(begin)

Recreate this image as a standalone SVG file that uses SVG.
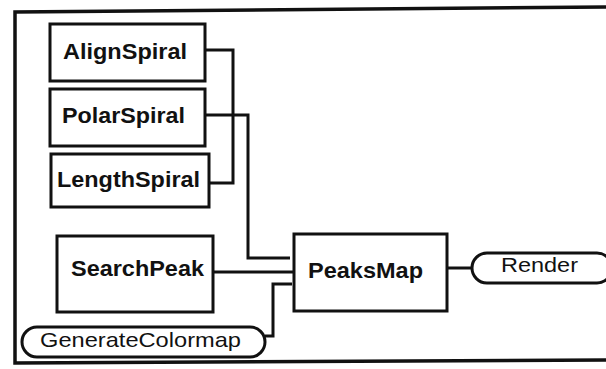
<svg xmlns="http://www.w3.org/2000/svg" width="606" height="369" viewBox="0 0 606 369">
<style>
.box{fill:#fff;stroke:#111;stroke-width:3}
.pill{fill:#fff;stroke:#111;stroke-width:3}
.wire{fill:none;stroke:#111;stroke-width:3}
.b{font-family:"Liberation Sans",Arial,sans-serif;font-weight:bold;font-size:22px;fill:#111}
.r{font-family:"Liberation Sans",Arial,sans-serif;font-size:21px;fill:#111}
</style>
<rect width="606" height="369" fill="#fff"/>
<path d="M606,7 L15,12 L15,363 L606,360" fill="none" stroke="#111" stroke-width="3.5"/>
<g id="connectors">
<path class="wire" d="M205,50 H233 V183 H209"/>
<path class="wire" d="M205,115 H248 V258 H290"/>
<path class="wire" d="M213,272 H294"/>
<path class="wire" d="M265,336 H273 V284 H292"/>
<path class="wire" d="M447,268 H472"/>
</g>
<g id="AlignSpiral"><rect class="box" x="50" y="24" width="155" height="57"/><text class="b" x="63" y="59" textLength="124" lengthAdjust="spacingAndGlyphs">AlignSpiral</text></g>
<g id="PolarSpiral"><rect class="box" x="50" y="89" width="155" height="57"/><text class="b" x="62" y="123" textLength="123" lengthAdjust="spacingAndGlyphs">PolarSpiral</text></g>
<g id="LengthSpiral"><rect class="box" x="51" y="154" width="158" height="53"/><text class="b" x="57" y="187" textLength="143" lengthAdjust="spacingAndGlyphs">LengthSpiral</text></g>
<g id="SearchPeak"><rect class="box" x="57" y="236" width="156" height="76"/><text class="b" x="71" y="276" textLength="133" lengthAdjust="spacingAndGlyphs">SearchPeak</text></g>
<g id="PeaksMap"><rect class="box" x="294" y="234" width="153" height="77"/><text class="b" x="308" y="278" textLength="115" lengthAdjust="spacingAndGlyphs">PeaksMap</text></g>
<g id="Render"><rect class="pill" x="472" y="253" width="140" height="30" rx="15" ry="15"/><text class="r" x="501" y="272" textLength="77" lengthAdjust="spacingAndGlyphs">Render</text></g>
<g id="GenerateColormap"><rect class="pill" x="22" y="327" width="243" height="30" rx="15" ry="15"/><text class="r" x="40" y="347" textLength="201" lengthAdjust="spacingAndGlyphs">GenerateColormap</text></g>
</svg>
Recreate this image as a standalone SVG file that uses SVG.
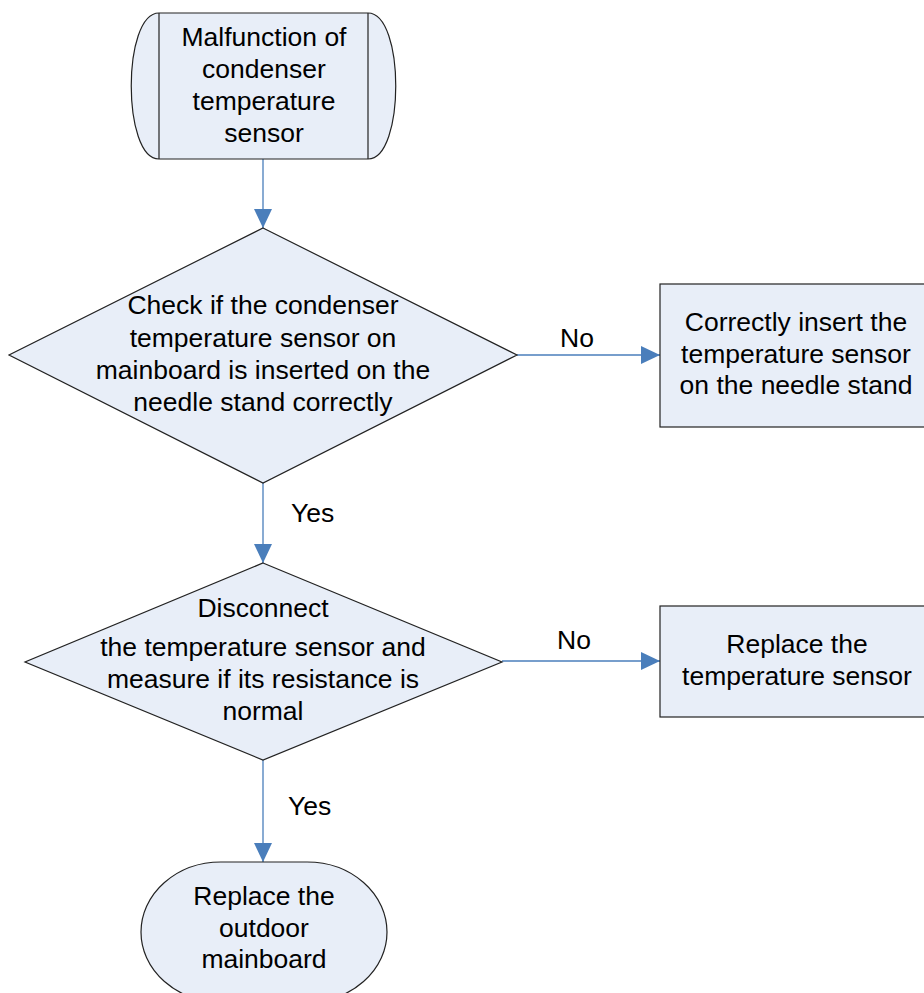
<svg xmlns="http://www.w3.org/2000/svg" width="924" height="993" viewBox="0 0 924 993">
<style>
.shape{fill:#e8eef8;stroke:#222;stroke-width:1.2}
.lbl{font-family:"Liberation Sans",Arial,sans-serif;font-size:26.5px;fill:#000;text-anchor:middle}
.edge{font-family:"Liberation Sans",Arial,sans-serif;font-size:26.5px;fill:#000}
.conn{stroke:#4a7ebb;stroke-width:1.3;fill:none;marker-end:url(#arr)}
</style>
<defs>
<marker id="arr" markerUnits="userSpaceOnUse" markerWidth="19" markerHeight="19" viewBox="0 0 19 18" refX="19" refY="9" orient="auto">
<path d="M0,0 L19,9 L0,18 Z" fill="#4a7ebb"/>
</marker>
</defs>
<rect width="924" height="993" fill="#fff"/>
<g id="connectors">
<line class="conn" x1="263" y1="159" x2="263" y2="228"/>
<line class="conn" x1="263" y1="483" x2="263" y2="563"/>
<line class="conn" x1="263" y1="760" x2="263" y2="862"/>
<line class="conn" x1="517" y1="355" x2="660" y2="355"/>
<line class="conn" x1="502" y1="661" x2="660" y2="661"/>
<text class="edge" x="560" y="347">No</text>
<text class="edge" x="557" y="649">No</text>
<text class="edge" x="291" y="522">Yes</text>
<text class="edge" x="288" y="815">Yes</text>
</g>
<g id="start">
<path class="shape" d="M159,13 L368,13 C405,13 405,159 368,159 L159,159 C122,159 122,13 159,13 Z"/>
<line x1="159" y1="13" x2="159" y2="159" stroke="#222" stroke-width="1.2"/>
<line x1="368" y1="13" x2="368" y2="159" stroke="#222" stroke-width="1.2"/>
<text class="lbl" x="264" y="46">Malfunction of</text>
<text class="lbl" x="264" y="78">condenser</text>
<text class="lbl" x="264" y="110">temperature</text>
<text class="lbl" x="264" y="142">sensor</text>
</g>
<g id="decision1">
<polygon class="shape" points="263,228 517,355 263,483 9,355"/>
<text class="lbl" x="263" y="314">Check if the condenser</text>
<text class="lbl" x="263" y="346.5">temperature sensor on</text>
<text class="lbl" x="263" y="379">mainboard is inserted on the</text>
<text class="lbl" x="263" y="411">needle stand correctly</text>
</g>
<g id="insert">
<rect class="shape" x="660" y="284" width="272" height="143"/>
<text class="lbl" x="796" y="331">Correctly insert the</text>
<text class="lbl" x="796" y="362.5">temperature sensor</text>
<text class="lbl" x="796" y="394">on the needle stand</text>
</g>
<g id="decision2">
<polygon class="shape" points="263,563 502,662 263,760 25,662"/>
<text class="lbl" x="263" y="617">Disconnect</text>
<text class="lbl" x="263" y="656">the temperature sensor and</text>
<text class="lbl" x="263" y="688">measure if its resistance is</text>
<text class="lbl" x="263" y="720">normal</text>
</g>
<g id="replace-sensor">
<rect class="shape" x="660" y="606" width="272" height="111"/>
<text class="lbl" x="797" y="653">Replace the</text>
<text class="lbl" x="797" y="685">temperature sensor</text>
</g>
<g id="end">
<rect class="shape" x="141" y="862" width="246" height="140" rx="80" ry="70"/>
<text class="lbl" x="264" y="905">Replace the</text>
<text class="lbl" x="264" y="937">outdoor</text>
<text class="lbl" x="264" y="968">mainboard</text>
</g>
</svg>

(end)

**Problem to work on:** Pictures in the records should not appear in your copy, but everything else must be transcribed exactly.

**Exercise output:**
Recreate this image as a standalone SVG file that uses SVG.
<svg xmlns="http://www.w3.org/2000/svg" width="606" height="369" viewBox="0 0 606 369">
<style>
.box{fill:#fff;stroke:#111;stroke-width:3}
.pill{fill:#fff;stroke:#111;stroke-width:3}
.wire{fill:none;stroke:#111;stroke-width:3}
.b{font-family:"Liberation Sans",Arial,sans-serif;font-weight:bold;font-size:22px;fill:#111}
.r{font-family:"Liberation Sans",Arial,sans-serif;font-size:21px;fill:#111}
</style>
<rect width="606" height="369" fill="#fff"/>
<path d="M606,7 L15,12 L15,363 L606,360" fill="none" stroke="#111" stroke-width="3.5"/>
<g id="connectors">
<path class="wire" d="M205,50 H233 V183 H209"/>
<path class="wire" d="M205,115 H248 V258 H290"/>
<path class="wire" d="M213,272 H294"/>
<path class="wire" d="M265,336 H273 V284 H292"/>
<path class="wire" d="M447,268 H472"/>
</g>
<g id="AlignSpiral"><rect class="box" x="50" y="24" width="155" height="57"/><text class="b" x="63" y="59" textLength="124" lengthAdjust="spacingAndGlyphs">AlignSpiral</text></g>
<g id="PolarSpiral"><rect class="box" x="50" y="89" width="155" height="57"/><text class="b" x="62" y="123" textLength="123" lengthAdjust="spacingAndGlyphs">PolarSpiral</text></g>
<g id="LengthSpiral"><rect class="box" x="51" y="154" width="158" height="53"/><text class="b" x="57" y="187" textLength="143" lengthAdjust="spacingAndGlyphs">LengthSpiral</text></g>
<g id="SearchPeak"><rect class="box" x="57" y="236" width="156" height="76"/><text class="b" x="71" y="276" textLength="133" lengthAdjust="spacingAndGlyphs">SearchPeak</text></g>
<g id="PeaksMap"><rect class="box" x="294" y="234" width="153" height="77"/><text class="b" x="308" y="278" textLength="115" lengthAdjust="spacingAndGlyphs">PeaksMap</text></g>
<g id="Render"><rect class="pill" x="472" y="253" width="140" height="30" rx="15" ry="15"/><text class="r" x="501" y="272" textLength="77" lengthAdjust="spacingAndGlyphs">Render</text></g>
<g id="GenerateColormap"><rect class="pill" x="22" y="327" width="243" height="30" rx="15" ry="15"/><text class="r" x="40" y="347" textLength="201" lengthAdjust="spacingAndGlyphs">GenerateColormap</text></g>
</svg>
Recreate this image as a standalone SVG file that uses SVG.
<svg xmlns="http://www.w3.org/2000/svg" width="924" height="993" viewBox="0 0 924 993">
<style>
.shape{fill:#e8eef8;stroke:#222;stroke-width:1.2}
.lbl{font-family:"Liberation Sans",Arial,sans-serif;font-size:26.5px;fill:#000;text-anchor:middle}
.edge{font-family:"Liberation Sans",Arial,sans-serif;font-size:26.5px;fill:#000}
.conn{stroke:#4a7ebb;stroke-width:1.3;fill:none;marker-end:url(#arr)}
</style>
<defs>
<marker id="arr" markerUnits="userSpaceOnUse" markerWidth="19" markerHeight="19" viewBox="0 0 19 18" refX="19" refY="9" orient="auto">
<path d="M0,0 L19,9 L0,18 Z" fill="#4a7ebb"/>
</marker>
</defs>
<rect width="924" height="993" fill="#fff"/>
<g id="connectors">
<line class="conn" x1="263" y1="159" x2="263" y2="228"/>
<line class="conn" x1="263" y1="483" x2="263" y2="563"/>
<line class="conn" x1="263" y1="760" x2="263" y2="862"/>
<line class="conn" x1="517" y1="355" x2="660" y2="355"/>
<line class="conn" x1="502" y1="661" x2="660" y2="661"/>
<text class="edge" x="560" y="347">No</text>
<text class="edge" x="557" y="649">No</text>
<text class="edge" x="291" y="522">Yes</text>
<text class="edge" x="288" y="815">Yes</text>
</g>
<g id="start">
<path class="shape" d="M159,13 L368,13 C405,13 405,159 368,159 L159,159 C122,159 122,13 159,13 Z"/>
<line x1="159" y1="13" x2="159" y2="159" stroke="#222" stroke-width="1.2"/>
<line x1="368" y1="13" x2="368" y2="159" stroke="#222" stroke-width="1.2"/>
<text class="lbl" x="264" y="46">Malfunction of</text>
<text class="lbl" x="264" y="78">condenser</text>
<text class="lbl" x="264" y="110">temperature</text>
<text class="lbl" x="264" y="142">sensor</text>
</g>
<g id="decision1">
<polygon class="shape" points="263,228 517,355 263,483 9,355"/>
<text class="lbl" x="263" y="314">Check if the condenser</text>
<text class="lbl" x="263" y="346.5">temperature sensor on</text>
<text class="lbl" x="263" y="379">mainboard is inserted on the</text>
<text class="lbl" x="263" y="411">needle stand correctly</text>
</g>
<g id="insert">
<rect class="shape" x="660" y="284" width="272" height="143"/>
<text class="lbl" x="796" y="331">Correctly insert the</text>
<text class="lbl" x="796" y="362.5">temperature sensor</text>
<text class="lbl" x="796" y="394">on the needle stand</text>
</g>
<g id="decision2">
<polygon class="shape" points="263,563 502,662 263,760 25,662"/>
<text class="lbl" x="263" y="617">Disconnect</text>
<text class="lbl" x="263" y="656">the temperature sensor and</text>
<text class="lbl" x="263" y="688">measure if its resistance is</text>
<text class="lbl" x="263" y="720">normal</text>
</g>
<g id="replace-sensor">
<rect class="shape" x="660" y="606" width="272" height="111"/>
<text class="lbl" x="797" y="653">Replace the</text>
<text class="lbl" x="797" y="685">temperature sensor</text>
</g>
<g id="end">
<rect class="shape" x="141" y="862" width="246" height="140" rx="80" ry="70"/>
<text class="lbl" x="264" y="905">Replace the</text>
<text class="lbl" x="264" y="937">outdoor</text>
<text class="lbl" x="264" y="968">mainboard</text>
</g>
</svg>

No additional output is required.